Я думаю о Чагине. Я искренне расположен к нему и после предательства, которое я совершил, пытаюсь вернуть наши отношения. И понимаю, что единственное, чем я могу помочь: научить его забывать.
Я все надоедал режиссеру Сергею Тонышеву: сложно объяснить зрителю, каким образом Чагин научился забывать. Этого многие не понимают. У нас это происходит постепенно: сначала он забывал фразы, потом номера архивных бумаг. Потом путал книги и жизнь. А что было с ним в жизни – забывал начисто.
И мы решили взять тот фрагмент из романа, где герои разыгрывают на сцене «Вишнёвый сад». Чагин играет точно, но механически, а Григ импровизирует этим сбивает своего друга. Мы придумали им другую жизнь, за коробками, и старый Григ смотрит туда в надежде, что все может повториться.
И еще мы придумали трюк с переодеванием. Чагин где-то там, за стеной коробок, меняет костюм. Перед Григом появляется старый Чагин. Все превращается в рассказ о прошлом. Зритель видит старого Грига, тоскующего об игре, о Чагине. И старого Чагина, который не узнает Грига.
Это григовская история даже в плане подачи. Сначала старый, потом молодой, потом Пьеро… Это его фантазия, из которой вдруг рождается воспоминание о Чагине, который его не узнал.
По словам автора, весь акт – это представление Грига. В конце вы исполняете романс Александра Вертинского. При этом на Григе костюм Пьеро, который сразу же вызывает ассоциации с Мейерхольдом. Это игра с традицией?

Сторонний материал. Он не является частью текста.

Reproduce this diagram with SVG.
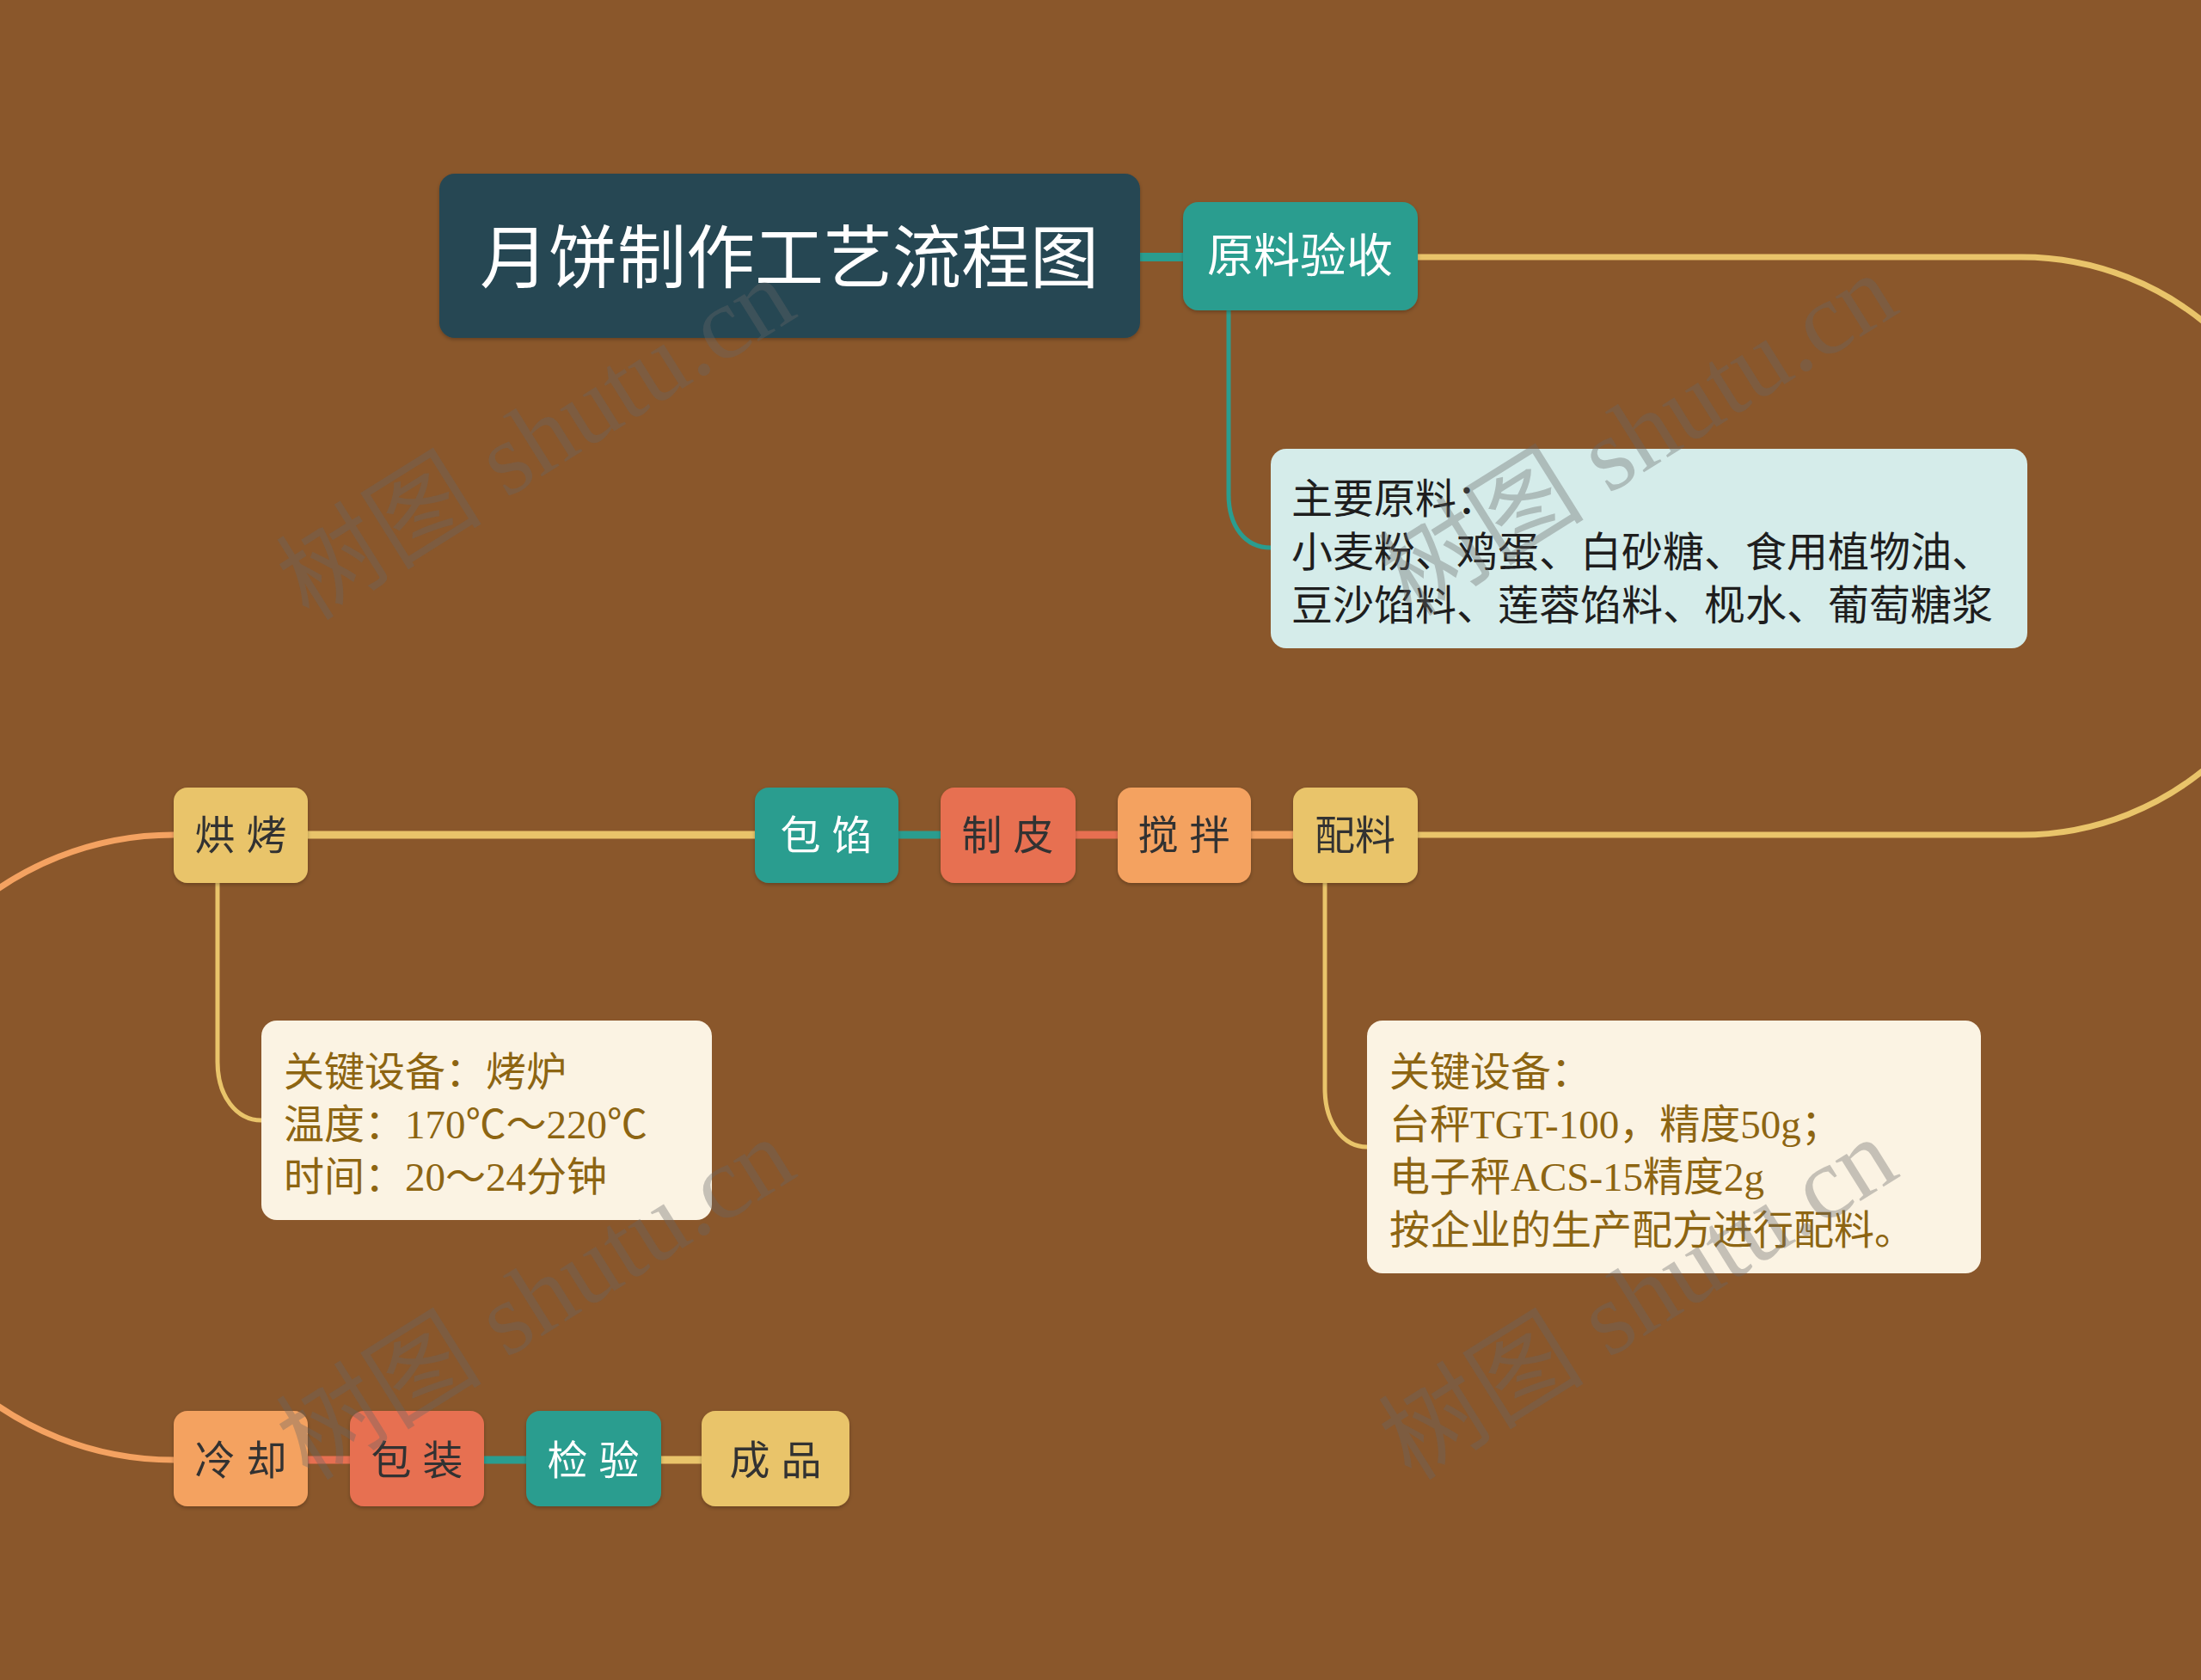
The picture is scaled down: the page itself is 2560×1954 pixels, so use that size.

У нас было много вариантов: я предлагал выключить свет, раз Григ говорит, что ему неинтересен зритель, и он играет только для Бога. Потом мы придумали сыграть Грига в разных возрастах. Одна из моих идей была в том, чтобы Григ был сначала старый, потом среднего возраста, а потом совсем маленький. Был вариант записать строки шекспировского «Короля Лира» голосом моего сына.
А Вертинский есть и в тексте. Мы за это и зацепились.

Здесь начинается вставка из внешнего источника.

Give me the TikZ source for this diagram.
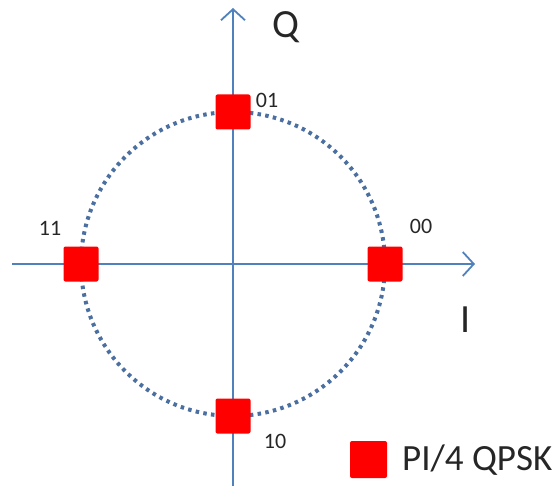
\documentclass[tikz,border=0pt]{standalone}
\usepackage{fontspec}
\setmainfont{Carlito}
\usetikzlibrary{arrows.meta}
\definecolor{axisblue}{HTML}{4F81BD}
\definecolor{dotblue}{HTML}{4A6FA0}
\definecolor{sqred}{HTML}{FF0000}
\tikzset{
  axisline/.style={draw=axisblue, line width=1.8pt, -{Straight Barb[length=11pt,width=24pt,line width=1.8pt]}},
  sym/.style={fill=sqred, minimum size=35pt, inner sep=0pt, rounded corners=2pt},
  bits/.style={font=\fontsize{22}{24}\selectfont, text=black!85},
  axlab/.style={font=\fontsize{40}{44}\selectfont, text=black!85}
}
\begin{document}
\begin{tikzpicture}[x=1pt,y=-1pt]
\useasboundingbox (0,0) rectangle (556,486);
\coordinate (c) at (233,264);
\coordinate (xl) at (12,264);
\coordinate (xr) at (475,264);
\coordinate (yb) at (233,486);
\coordinate (yt) at (233,8);
\draw[axisline] (xl) -- (xr);
\draw[axisline] (yb) -- (yt);
\draw[dotblue, line width=4pt, dash pattern=on 3.5pt off 4.3pt] (c) circle[radius=152];
\node[sym] (s01) at (233,112) {};
\node[sym] (s11) at (81,264) {};
\node[sym] (s00) at (385,264) {};
\node[sym] (s10) at (233,416) {};
\node[bits] (l01) at (267,100) {01};
\node[bits] (l11) at (50,228) {11};
\node[bits] (l00) at (421,226) {00};
\node[bits] (l10) at (275,441) {10};
\node[axlab] (Q) at (286,27) {Q};
\node[axlab] (I) at (466,320) {I};
\node[sym, minimum size=37pt] (leg) at (368.5,459.5) {};
\node[anchor=west, font=\fontsize{37}{40}\selectfont, text=black!85, inner sep=0pt] (legtxt) at (402,460) {PI/4 QPSK};
\end{tikzpicture}
\end{document}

Тонышев предложил новое воплощение. В романе идет речь о разыгрывании ролей дома – значит, для Грига есть возможность прожить еще одну жизнь. И мы подумали, что это должна быть еще одна роль. Новое существо. Мы долго думали, и режиссер предложил Вертинского. Мне казалось, что Вертинский в театре – это ужасно избито, пошло уже даже. Но вышло вот так. А этот костюм Пьеро мне когда-то сшила мама. И он провисел 16 лет в гримерке. И вот пригодился.
Для меня это очень важная штука. Романс, который я нашел, удивительно подходит Чагину. Мы предполагали, что Григ поет ему. Но Водолазкин вчера сказал: «Я предполагал, что он поет это кому-то повыше». Понятно, что Богу. Но все равно у нас получилась история про дружбу, про дружбу на века. Не рядовую.
Получается, образ Грига создавался совместными усилиями, вашими и режиссерскими?
Персонаж родился сразу, как только я прочитал свою главу. Я — выпускник эстрадного факультета. Это было очень давно, тогда на эстраде хотели сделать артистов-гистрионов, чтобы они умели играть, петь, танцевать, жонглировать — все сразу. В итоге, все, естественно, влюбились в театр, и петь никто не захотел. И для меня эта работа в «Чагине» очень много значит: и как для человека, и как для артиста. Я не знаю, будет ли еще в моей жизни такая роль. В ней очень много всего сошлось: Вертинский, мамин костюм, Григ с эстрады и я понимаю этот язык.
Есть такой человек – Павел Каплевич, который меня привел в театр. Устроил показ, и Галина Волчек смотрела. Каплевич — удивительный человек. Учился на актерском факультете, потом был режиссером. Он генерирует большие оперы, изобретает ткани. На премьере «Чагина» познакомил меня со сценаристом и режиссером Сергеем Ильиным, который снял «Страсти по Матвею». Вот Паша для меня — абсолютный Григ.
А Сергей Тонышев – замечательный режиссер. Я ему очень благодарен. Он сочетает в себе интеллигентность и жесткость. Для меня – это вообще идеальный режиссер. С хорошим чувством юмора, умный, начитанный. Сережа говорит, что должно возникать «ух ты!». И ради этого «ух ты!» я готов у него играть все, что угодно.
Я был на лаборатории, где показывали только первую часть будущего спектакля. И когда я ее посмотрел, то подумал: «Вау, тут пахнет старым-добрым ГИТИСом, игровым театром, я хочу тут участвовать». Потом прочитал аннотацию и увидел этого Эдварда Грига, народного артиста РСФСР, который работает на эстраде, я пришел и сказал, что хочу это играть. Впервые в своей театральной жизни я хочу сыграть кого-то.
Роман я уже читал через призму спектакля. Как можно сыграть, как показать замечательный григовский юмор. Я его понимаю, я знаю, как на этом языке разговаривать, а такое бывает редко. И все совпало и встало на свои места. И мы очень быстро собрали «Незабываемое».